It correlates to performance, speed to iterate, security, and design complexity,...

8note · on Jan 29, 2022

I'm unclear that it correlates to iteration speed or design complexity.

Actually, performance too.

dralley · on Jan 29, 2022

More compact code fits in caches better.

Zababa · on Jan 29, 2022

Any hard data on any of that?

goodpoint · on Jan 29, 2022

Unless a fat binary embeds pictures and some music, it's all CPU instructions.

Tenths of megabytes of CPU instructions is complexity.

This kind of bloat is the number one enemy of security, as any security engineer could confirm.

0xbadcafebee · on Jan 29, 2022

Sure, lots, go look for studies on estimation of defects based on LOC and project size/complexity (they go back to the 1970s). But you don't need to look, the principles are simple.

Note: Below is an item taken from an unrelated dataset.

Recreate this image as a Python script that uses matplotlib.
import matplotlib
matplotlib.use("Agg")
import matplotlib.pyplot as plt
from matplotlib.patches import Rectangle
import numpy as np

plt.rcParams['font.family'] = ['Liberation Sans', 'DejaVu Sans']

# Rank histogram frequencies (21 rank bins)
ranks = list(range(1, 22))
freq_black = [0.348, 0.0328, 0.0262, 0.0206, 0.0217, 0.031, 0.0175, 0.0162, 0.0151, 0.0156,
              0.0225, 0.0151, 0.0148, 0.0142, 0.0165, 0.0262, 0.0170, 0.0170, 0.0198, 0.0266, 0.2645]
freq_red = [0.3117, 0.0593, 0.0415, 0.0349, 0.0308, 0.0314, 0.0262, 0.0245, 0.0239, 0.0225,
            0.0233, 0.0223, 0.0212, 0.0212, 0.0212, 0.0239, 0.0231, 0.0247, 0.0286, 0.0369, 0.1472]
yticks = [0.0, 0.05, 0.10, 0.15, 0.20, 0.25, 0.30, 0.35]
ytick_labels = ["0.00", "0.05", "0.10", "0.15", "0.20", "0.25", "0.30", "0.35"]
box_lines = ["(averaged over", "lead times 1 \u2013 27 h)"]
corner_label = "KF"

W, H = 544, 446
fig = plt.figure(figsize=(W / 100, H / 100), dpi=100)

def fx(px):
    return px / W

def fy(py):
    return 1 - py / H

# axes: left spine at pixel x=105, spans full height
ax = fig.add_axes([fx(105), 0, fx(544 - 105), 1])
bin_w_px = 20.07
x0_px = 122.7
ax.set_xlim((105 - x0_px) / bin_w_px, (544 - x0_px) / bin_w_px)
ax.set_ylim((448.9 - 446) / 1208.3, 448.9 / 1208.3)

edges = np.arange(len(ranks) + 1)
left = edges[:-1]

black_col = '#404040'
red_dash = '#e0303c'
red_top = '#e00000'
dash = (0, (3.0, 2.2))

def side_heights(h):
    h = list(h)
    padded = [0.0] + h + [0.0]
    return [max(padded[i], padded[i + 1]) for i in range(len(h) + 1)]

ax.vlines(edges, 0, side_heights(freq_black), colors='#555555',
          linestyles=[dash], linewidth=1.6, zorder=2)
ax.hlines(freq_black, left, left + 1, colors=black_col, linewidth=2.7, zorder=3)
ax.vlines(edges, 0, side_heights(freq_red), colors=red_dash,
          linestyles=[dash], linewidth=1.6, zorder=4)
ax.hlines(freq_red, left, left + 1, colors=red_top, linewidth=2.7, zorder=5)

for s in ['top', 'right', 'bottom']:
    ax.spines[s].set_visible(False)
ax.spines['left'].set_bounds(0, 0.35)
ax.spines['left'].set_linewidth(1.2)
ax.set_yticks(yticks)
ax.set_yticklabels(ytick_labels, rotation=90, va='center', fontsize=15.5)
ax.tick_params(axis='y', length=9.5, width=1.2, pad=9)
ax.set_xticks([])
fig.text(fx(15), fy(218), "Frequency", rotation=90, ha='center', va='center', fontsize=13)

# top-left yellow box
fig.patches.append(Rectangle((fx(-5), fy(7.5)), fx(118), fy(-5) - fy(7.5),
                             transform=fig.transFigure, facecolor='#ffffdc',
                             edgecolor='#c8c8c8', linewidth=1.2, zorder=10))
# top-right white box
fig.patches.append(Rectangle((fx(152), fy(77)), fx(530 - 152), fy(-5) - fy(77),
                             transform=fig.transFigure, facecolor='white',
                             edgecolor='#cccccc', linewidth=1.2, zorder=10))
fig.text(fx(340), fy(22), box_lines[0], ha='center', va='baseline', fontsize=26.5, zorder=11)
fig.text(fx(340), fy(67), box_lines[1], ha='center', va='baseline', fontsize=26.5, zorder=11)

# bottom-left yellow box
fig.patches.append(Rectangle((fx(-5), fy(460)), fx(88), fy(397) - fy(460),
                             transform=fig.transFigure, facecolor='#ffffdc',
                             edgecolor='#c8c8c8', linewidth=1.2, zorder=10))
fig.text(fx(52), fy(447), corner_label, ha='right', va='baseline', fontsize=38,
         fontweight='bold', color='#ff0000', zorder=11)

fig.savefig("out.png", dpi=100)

Unless an application is filled with JPEGs or uncompressed arbitrary data files, its size reflects lines of code (machine code, interpreted code, etc). Bigger the app, the more lines of code.

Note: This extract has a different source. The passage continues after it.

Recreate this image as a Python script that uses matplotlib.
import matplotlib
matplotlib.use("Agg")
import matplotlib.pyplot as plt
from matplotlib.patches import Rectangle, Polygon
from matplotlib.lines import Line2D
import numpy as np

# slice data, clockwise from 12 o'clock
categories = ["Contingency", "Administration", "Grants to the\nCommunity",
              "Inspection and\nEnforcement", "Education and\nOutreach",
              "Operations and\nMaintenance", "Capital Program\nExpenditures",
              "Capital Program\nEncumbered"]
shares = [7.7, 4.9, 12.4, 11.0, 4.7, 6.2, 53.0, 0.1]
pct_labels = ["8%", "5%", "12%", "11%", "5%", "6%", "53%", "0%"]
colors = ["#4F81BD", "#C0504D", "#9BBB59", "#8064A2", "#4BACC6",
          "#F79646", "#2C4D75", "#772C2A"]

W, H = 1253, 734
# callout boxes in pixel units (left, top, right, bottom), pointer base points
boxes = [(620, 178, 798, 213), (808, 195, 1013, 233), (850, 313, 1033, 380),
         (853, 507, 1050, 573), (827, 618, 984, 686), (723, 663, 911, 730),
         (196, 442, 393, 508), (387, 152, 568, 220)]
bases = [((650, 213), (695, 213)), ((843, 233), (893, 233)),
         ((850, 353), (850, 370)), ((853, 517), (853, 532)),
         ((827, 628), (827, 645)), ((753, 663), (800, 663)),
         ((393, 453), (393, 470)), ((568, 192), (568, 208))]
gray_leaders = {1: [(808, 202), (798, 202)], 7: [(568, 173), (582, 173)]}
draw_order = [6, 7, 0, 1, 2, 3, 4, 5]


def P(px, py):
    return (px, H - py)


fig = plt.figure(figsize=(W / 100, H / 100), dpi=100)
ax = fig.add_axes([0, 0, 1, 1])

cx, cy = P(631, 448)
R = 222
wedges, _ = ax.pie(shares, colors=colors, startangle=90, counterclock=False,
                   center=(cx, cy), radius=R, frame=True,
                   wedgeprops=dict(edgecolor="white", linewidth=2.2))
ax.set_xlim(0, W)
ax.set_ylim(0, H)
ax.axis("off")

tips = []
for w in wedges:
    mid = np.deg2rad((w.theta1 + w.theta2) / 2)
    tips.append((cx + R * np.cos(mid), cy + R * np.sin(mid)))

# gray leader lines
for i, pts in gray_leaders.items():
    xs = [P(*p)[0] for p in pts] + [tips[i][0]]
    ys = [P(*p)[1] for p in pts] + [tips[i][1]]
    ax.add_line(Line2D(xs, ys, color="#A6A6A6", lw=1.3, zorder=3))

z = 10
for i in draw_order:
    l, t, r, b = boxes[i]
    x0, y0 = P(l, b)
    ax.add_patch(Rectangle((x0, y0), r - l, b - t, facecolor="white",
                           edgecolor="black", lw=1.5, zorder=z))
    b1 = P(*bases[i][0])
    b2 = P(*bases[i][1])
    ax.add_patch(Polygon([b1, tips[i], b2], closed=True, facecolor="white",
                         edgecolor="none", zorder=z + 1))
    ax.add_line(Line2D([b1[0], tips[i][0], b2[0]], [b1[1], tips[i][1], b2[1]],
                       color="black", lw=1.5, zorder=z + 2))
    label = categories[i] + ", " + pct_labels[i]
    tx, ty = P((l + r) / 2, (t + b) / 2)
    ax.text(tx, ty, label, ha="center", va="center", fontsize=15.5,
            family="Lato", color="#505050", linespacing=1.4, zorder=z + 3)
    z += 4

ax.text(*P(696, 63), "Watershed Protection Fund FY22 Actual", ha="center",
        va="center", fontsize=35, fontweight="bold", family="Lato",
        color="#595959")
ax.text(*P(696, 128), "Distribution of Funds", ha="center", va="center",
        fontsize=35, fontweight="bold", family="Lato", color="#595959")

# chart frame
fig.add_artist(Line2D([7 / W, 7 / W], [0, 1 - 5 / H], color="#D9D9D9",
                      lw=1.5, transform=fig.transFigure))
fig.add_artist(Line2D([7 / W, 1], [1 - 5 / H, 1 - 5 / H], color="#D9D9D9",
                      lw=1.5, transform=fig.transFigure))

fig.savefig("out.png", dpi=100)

Every line of code has a non-zero bug probability. Every new line of code increases probability. More lines of code, higher probability. Bugs include security bugs; higher probability of bugs, higher probability of security bugs.

CPU cache is finite. Only so many lines of code can be cached or optimized. Larger size takes up more room in memory, which when combined with lot of other gigantic apps, means less memory for heap space, disk cache, etc. Larger size also takes up more room on disk, which adds up when you don't delete old builds on disk and loop over a build process. Since larger size means more lines of code, that means longer compile times, which means longer wait every time you change a line and need to recompile, copy an artifact somewhere, retest.

More lines of code means more code executed. If you have 10 lines of code in a function, and you add 100 lines to it, the compiler doesn't just optimize away all 100 new lines, it's going to add more machine code and code paths. Unless you only ever add new code paths, some of that new code will extend existing code paths or add instructions, and that means more CPU cycles to complete execution. (Same concept for interpreted code)

More lines of code means more code paths. More code paths increases complexity. The more code paths, the longer and more difficult testing gets to the point you can't even develop enough tests to cover all the code paths, so it's impossible to even find all the bugs. More complexity leads to difficulty in humans understanding and working with the codebase, and difficulty in understanding leads to slower and more error-prone development.

Larger means more network bandwidth, meaning file transfers take longer, increasing speed to iterate and producing worse UX. If people download your app every 10 minutes in their CI/CD pipeline, larger size means more network bandwidth used. "Free" CDNs have limits; the larger a project gets, the more file size affects network performance, reliability, and cost. If you pay for bandwidth, a 100MB file costs 100x more than a 1MB file.

The more apps you use that are big, the more every one of these effects increase. One big app you might not notice. 100 big apps lead to noticeable slowness, bugs, less memory, less disk space.